L’estremo sforzo di riallacciarsi alla necessità delle fatiche, degli amori, della storia degli ignoti diventa il riflesso sulla propria condizione precaria e oscura, in quelle «toppe di inesistenza» che culminano come solitari emblemi e punti ciechi di assenza: «I morti non è quel che di giorno / in giorno va sprecato, ma quelle / toppe d’inesistenza, calce e cenere / pronte a farsi movimento e luce». L’immanenza trema di gioia, come sperpero di disseminata grazia: «con che fermezza che forza quelle mani / tendevano al sonno gli arbusti / strappati all’ultima riva».

Non esiste, in Sereni, un colore lugubre, né un soprassalto metafisico o una lamentazione, ma la materia del mondo è la sorvegliata misura della morte, che accetta la prigionia in un campo senza cromatismi: «L’anima, quella che diciamo anima e non è / che una fitta di rimorso, / lenta deplorazione sull’ombra dell’addio».

Gli asettici inferni delle fabbriche, l’essere visitatori del mondo, la mimesi del paesaggio toccano il buio della mente, il rumore che si somma per divenire straniero, per credere, come sostiene Mengaldo: «alla funzione rappresentativa anche per altri di una sua particolare esperienza, e della “morale” che ne scaturisce; e in questo senso crede ancora, problematicamente, alla poesia».

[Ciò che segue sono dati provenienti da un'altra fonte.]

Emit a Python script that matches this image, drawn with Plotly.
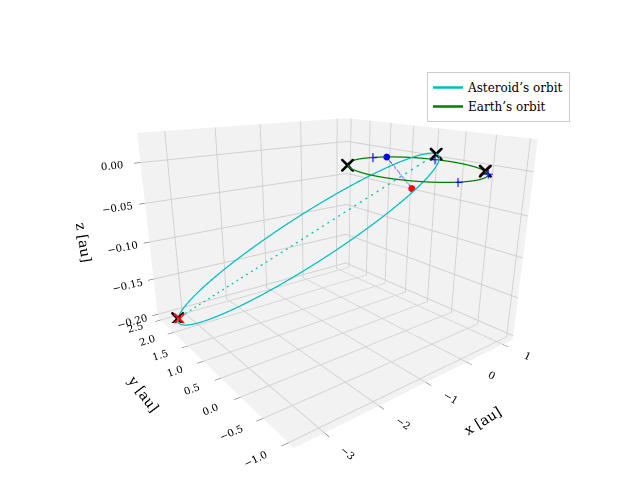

Il decorso biografico si appropria dei riflussi, della estrema esiguità di un mito esile: «Siamo passati come passano gli anni, / Altro di noi non c’è qui che lo specimen anzi l’imago / Ma ero / io il trapassante, ero io / perplesso non propriamente amaro».

L’agguato e l’insidia della realtà negativa abita la pagina, come comparsa di lacuna e referto estranei, ma non ammutina la serenità vitale della protezione dell’amicizia, dello scoscio sonoro e del lievito quotidiano, volti a eternare, cristallizzare e conferire la transizione vertiginosa e memorabile del passaggio multiforme dell’esistere: «Niente ha di spavento / la voce che chiama me / dalla strada sotto casa / in un’ora di notte: / è un breve risveglio di vento, una pioggia fuggiasca», oppure «Confabula di te  laggiù qualcuno: / l’ineluttabile a distesa / dei grilli e la stellata / prateria delle tenebre».

La rimarginazione tessuta fino all’osso di Stella variabile (1981) compone il suo referto in una spoliazione estrema: «non lo sospetti ancora / che di tutti i colori il più forte / il più indelebile (/ è il colore del vuoto?».

La trasparenza emorragica dei giorni impone il suo ritardo e il suo rimorso per una mancanza, un’omissione, un ricordo riportato in vita, come aria popolosa. Aveva ragione Fortini, quando scrisse che la poesia di Sereni si muoveva tra indugi elegiaci e scatti di impazienza, quasi a farsi permeare da una crucialità di palcoscenici di varia esistenza e di incertezza.

«Ma da queste situazioni spettrali, prive del risarcimento ideologico che hanno in Montale» sostiene Matteo Marchesini, «Sereni riesce a difendersi. Capita quando intravede un riflesso di quella pienezza vitale che è il suo vero mito. Questa pienezza si rivela nell’amore: ma soprattutto nell’amicizia, e nella grazia dell’efficienza fisica».

Dagli strumenti umani, attraversatori di vita, alla straziata prospettiva stellare, proiettata e dislocata in un ambito memoriale di sogni e trapassi, che trascolora di rinunce, commozioni e stravolgimenti, finisce per «Stringersi / a un fuoco di legna / al gusto morente del pane alla / trasparenza del vino / dove pensosamente si rinfocola / il giorno da poco andato giù / dalle rupi col grido dei pianori / nel vello dei dirupi nel velluto / delle false distanze fin che ci piglia il sonno?».

Il baleno che vive a ridosso della gioia è la stella variabile di un armistizio, verso una memoria che non sfama mai, come il nudo stupore, ricolmo di brivido, verso se stesso, che abbandona e si avvicina alla vita, si sporge dal sogno e dal paesaggio inafferrabile di quel «viandante stupefatto / avventurato nel tempo nebbioso».